The authors grant IQAS the non-exclusive right to reproduce his or her contribution in physical form, and to provide a paid print version of each issue in addition to the free online version. The costs for the print version are calculated to cover the costs for publication only and are not profit-seeking.
All articles submitted to IQAS must not have been published or be under consideration elsewhere. We are unable to pay for permissions to publish pieces whose copyright is not held by the author. Contributors will be responsible for clearing all copyright permissions before submitting interview citations, translations, illustrations, tables or long quotes. Material appearing in the IQAS does not necessarily represent the views of the editors or of the publisher. Responsibility for opinions expressed and the accuracy of facts published in articles rests solely with the individual authors.

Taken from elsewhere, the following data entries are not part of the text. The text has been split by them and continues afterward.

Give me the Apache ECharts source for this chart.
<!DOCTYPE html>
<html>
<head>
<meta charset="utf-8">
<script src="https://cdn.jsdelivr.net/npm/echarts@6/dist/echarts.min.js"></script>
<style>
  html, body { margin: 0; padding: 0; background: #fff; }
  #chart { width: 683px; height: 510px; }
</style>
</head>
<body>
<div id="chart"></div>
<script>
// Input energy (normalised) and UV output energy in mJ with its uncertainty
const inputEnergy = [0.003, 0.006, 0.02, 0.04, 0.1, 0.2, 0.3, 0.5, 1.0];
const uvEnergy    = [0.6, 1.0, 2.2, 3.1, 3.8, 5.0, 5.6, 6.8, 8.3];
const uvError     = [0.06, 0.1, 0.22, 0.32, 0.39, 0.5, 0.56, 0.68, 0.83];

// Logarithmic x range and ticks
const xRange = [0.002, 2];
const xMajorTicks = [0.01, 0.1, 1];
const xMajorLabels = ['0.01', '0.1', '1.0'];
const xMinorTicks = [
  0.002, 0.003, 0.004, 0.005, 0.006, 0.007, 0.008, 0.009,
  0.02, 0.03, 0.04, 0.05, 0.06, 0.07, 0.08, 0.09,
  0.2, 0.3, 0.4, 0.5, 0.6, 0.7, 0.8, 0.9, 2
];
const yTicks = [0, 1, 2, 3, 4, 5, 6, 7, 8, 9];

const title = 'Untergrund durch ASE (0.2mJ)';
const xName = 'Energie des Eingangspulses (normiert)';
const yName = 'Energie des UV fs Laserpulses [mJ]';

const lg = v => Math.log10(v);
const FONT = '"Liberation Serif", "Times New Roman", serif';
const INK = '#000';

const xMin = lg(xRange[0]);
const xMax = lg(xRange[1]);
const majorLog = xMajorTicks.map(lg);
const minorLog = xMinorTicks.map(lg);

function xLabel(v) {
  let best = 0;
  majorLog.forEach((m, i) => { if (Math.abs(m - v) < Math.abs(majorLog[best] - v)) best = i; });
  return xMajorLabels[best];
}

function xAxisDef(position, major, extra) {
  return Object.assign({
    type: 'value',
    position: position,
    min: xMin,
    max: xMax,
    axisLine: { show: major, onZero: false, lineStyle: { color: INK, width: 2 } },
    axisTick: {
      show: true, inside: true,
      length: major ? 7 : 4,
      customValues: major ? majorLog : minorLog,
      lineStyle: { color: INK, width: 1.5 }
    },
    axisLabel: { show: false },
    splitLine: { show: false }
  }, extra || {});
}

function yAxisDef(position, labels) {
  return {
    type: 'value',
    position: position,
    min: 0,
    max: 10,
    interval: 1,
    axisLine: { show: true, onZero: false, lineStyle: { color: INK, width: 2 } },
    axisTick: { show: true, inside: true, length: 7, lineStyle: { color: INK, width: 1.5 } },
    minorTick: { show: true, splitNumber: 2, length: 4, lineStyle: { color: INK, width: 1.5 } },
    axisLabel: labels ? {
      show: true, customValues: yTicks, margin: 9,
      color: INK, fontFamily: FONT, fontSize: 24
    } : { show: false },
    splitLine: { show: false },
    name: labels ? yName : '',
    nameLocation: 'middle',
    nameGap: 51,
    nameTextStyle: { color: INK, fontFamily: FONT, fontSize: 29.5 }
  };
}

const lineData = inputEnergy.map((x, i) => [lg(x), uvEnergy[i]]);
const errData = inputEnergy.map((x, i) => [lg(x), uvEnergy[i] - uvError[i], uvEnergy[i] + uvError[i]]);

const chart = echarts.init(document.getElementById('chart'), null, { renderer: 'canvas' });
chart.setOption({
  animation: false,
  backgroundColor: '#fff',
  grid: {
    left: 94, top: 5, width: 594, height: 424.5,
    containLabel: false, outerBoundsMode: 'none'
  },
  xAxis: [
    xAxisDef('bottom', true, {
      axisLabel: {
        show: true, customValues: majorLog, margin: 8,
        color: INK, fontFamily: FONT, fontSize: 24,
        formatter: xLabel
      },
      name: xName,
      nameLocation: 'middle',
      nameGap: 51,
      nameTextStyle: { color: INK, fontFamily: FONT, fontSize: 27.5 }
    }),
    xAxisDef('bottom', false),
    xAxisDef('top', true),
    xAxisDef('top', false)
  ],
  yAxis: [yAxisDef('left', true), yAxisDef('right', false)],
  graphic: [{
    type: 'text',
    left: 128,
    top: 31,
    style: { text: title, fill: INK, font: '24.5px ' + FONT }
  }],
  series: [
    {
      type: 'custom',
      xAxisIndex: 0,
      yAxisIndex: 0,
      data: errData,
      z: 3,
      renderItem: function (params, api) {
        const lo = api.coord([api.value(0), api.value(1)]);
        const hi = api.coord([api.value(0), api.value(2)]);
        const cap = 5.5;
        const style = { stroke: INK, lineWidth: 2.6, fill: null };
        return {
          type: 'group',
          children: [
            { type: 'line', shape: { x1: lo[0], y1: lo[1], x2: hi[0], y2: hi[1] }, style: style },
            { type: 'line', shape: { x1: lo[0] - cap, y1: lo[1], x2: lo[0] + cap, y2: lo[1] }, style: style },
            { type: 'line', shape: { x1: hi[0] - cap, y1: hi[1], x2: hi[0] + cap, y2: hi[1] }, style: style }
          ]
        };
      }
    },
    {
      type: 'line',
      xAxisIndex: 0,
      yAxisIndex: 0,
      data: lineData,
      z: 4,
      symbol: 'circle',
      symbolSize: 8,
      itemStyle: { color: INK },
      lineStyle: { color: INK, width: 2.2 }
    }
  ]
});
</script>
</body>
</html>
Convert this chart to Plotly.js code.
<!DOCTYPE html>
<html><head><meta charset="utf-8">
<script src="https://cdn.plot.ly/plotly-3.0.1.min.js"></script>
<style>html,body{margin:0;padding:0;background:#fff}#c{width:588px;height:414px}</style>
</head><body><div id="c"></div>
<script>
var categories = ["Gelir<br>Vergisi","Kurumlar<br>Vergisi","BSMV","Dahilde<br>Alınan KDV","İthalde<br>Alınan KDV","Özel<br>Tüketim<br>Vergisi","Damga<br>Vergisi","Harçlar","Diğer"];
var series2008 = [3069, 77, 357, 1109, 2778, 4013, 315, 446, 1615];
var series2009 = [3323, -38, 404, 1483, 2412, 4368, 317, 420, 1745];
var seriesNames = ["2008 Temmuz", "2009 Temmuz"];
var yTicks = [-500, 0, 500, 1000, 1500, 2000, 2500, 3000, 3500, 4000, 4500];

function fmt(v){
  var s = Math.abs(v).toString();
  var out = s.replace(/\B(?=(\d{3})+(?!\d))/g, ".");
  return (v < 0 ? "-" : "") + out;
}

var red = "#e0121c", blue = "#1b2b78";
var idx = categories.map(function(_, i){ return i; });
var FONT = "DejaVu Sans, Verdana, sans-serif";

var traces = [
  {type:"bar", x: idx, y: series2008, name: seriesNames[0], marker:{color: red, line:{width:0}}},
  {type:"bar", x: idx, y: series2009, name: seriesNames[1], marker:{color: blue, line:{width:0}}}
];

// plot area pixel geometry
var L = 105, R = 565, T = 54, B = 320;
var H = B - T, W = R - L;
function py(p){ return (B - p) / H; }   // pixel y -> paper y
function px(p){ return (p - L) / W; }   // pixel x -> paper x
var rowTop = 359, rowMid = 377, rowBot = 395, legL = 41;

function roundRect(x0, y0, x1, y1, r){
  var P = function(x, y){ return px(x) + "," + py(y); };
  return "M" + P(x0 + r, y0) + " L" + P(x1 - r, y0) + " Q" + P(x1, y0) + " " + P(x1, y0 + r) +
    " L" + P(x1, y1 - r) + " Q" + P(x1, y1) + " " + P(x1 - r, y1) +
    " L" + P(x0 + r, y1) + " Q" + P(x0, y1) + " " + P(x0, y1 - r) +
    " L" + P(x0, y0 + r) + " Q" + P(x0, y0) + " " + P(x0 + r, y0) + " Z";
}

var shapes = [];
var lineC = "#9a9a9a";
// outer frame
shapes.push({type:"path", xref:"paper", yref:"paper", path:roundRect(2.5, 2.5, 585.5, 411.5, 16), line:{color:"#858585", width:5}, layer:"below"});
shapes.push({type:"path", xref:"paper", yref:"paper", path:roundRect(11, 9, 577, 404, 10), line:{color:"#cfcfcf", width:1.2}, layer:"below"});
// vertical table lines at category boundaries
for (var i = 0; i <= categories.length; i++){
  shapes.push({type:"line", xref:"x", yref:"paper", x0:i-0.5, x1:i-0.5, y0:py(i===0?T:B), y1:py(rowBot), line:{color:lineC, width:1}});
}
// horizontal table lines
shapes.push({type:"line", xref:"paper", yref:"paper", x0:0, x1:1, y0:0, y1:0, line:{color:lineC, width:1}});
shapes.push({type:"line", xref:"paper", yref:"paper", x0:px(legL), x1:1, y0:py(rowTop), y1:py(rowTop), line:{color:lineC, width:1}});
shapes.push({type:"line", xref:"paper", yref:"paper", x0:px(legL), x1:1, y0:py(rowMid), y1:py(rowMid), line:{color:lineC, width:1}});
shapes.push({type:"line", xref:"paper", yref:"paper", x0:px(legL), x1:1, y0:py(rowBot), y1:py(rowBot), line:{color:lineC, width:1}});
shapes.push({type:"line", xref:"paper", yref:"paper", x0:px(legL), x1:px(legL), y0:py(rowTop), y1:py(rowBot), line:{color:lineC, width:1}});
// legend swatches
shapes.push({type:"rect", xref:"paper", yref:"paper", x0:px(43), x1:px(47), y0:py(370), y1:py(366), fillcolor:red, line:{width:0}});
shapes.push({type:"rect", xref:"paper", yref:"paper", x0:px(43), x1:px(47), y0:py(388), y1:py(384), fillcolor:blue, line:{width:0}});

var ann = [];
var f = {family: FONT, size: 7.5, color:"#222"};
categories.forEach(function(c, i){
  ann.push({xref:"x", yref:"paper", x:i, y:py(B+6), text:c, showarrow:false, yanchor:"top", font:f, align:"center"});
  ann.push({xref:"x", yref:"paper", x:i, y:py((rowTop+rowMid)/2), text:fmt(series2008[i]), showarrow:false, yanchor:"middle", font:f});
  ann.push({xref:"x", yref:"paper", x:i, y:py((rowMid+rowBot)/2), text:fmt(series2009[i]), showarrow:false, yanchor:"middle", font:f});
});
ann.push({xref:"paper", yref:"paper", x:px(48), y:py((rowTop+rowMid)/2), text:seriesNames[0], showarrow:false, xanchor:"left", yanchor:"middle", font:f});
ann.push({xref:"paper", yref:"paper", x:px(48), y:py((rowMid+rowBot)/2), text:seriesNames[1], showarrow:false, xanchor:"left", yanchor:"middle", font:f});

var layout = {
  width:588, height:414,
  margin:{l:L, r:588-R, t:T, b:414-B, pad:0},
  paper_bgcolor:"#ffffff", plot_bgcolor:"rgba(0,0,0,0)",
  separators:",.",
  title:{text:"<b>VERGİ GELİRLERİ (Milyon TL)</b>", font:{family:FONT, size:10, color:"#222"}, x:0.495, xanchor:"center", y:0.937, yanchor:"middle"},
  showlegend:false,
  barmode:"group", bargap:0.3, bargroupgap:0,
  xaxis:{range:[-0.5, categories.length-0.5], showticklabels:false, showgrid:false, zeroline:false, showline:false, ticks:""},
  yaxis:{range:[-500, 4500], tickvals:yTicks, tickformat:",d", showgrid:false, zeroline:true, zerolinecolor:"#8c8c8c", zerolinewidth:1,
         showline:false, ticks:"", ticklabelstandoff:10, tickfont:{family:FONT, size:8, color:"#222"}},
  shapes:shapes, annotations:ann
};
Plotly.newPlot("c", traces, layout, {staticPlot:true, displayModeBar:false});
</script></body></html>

Parallel copyright symbols before July 2022
Please note that articles published before July 2022 bear a misleading copyright symbol (© Internationales Asienforum) alongside the Creative Commons (cc) License in the PDF file. As published articles cannot be changed anymore retrospectively we apologise for this possible confusion. It is our ommission not to have deleted the © symbol when adopting the cc licensing. The copyright for all articles follows the cc licensing without any exception.
Journal History
IQAS – The International Quarterly for Asian Studies is the successor to the Internationales Asienforum. The original journal was founded in 1970 by Detlev Kantowsky, professor of Sociology at the University of Konstanz, and Alois Graf von Waldburg-Zeil, manager of the publishing house Weltforum Verlag (Munich). Its initial title, “Internationales Asienforum” (“International Asia Forum”), was its agenda: the founders intended to provide an academic and interdisciplinary platform for the upcoming field of modern Asian Studies in Germany. Soon many excellent scholars joined the journal as authors and/or on the advisory board. The Asienforum was the first and only German academic journal on Asian Studies at that time and was very well received. In 1977 Detlev Kantowsky handed over the editorial management to Ekkehard Kulke at the Arnold Bergstraesser Institute (ABI), but continued himself as main editor. After the sudden death of Ekkehard Kulke in 1978, the journal’s management was taken over by Clemens Jürgenmeyer (ABI), who then together with Kantowsky shaped the journal’s form for more than 30 years. After the closure of the Weltforum Verlag in 1996 the Arnold Bergstraesser Institute decided to add the journal to its own publishing concern, combining the editorial management and publishing under one roof. The ongoing digitization in academic publishing led inevitably to a change in publishing policy, and a profound reform process was initiated in 2010 when Jakob Rösel, University of Rostock, was assigned to succeed Detlev Kantowsky as editor of the journal. Five years later he handed over the journal’s editorship to an editorial team consisting of Claudia Derichs, Jörn Dosch, Uwe Skoda and Conrad Schetter. Since then the journal has undergone a profound reform towards an English-only, open access journal, culminating in the change of the journal’s title to “International Quarterly for Asian Studies” in 2017.
Publisher
The → Arnold Bergstrasser Institute is one of Germany’s major research centres in the domain of both comparative area studies and transregional studies. It is an independent, non‐profit research institute associated with the University of Freiburg. The institute’s research focuses on questions of power transformations, state institutions and societal conflicts in Africa, Asia, Latin America and the Middle East. It follows a comparative, interdisciplinary, mixed-methods approach.